Alzheimer’s is the most common form of dementia, affecting 50 million people around the world. Its hallmark is progressive memory loss, to the point that patients can forget their own loved ones, but there can be many other symptoms such as restlessness, aggression, poor judgment and endless searching. These symptoms often worsen in the evening and at night.
Ferris and her collaborators used a mouse model of Alzheimer’s to better understand what happens to the biological clock in Alzheimer’s disease. They essentially gave the mice “jet lag” by altering their exposure to light, then examined how it affected their behavior. The Alzheimer’s mice reacted very differently than did regular mice.
The Alzheimer’s mice, the scientists found, adapted to a six-hour time change significantly more quickly than the control mice. This, the scientists suspect, is the result of a heightened sensitivity to changes in light.
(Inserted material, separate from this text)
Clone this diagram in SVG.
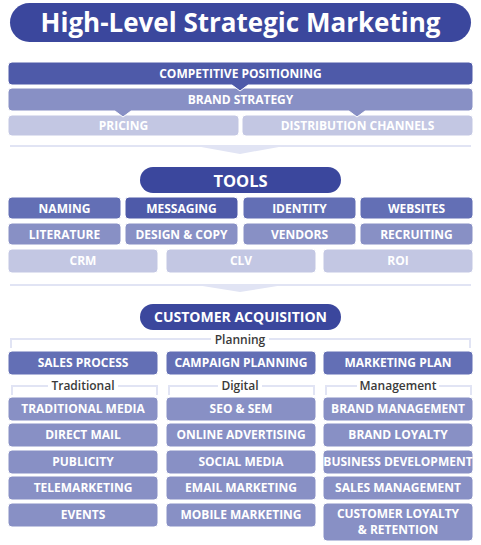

While our biological clocks normally take cues from light, this adjustment happens gradually, as the body needs time to adapt. But for the Alzheimer’s mice, this change happened abnormally fast.
The researchers initially thought this might be because of inflammation in the brain, or “neuroinflammation.” So they looked at immune cells called microglia that have become promising targets in efforts to develop better Alzheimer’s treatments.
While targeting microglia could be beneficial for other reasons in treating Alzheimer’s, the scientists ultimately ruled out the hypothesis, determining that microglia did not make a difference in how quickly mice adapted.
UVA scientists also ruled out another potential culprit: “mutant tau,” an abnormal protein that forms tangles in the Alzheimer’s brain. The presence of these tangles also did not make a difference in how the mice adapted.
The researchers’ results did suggest an important role for the retina in the enhanced light sensitivity in Alzheimer’s, giving them a promising avenue to pursue as they work to develop new ways to treat, manage and prevent the disease.
“These data suggest that controlling the kind of light and the timing of the light could be key to reducing circadian disruptions in Alzheimer’s disease,” Ferris said. “We hope that this research will help us to develop light therapies that people can use to reduce the progression of Alzheimer’s disease.”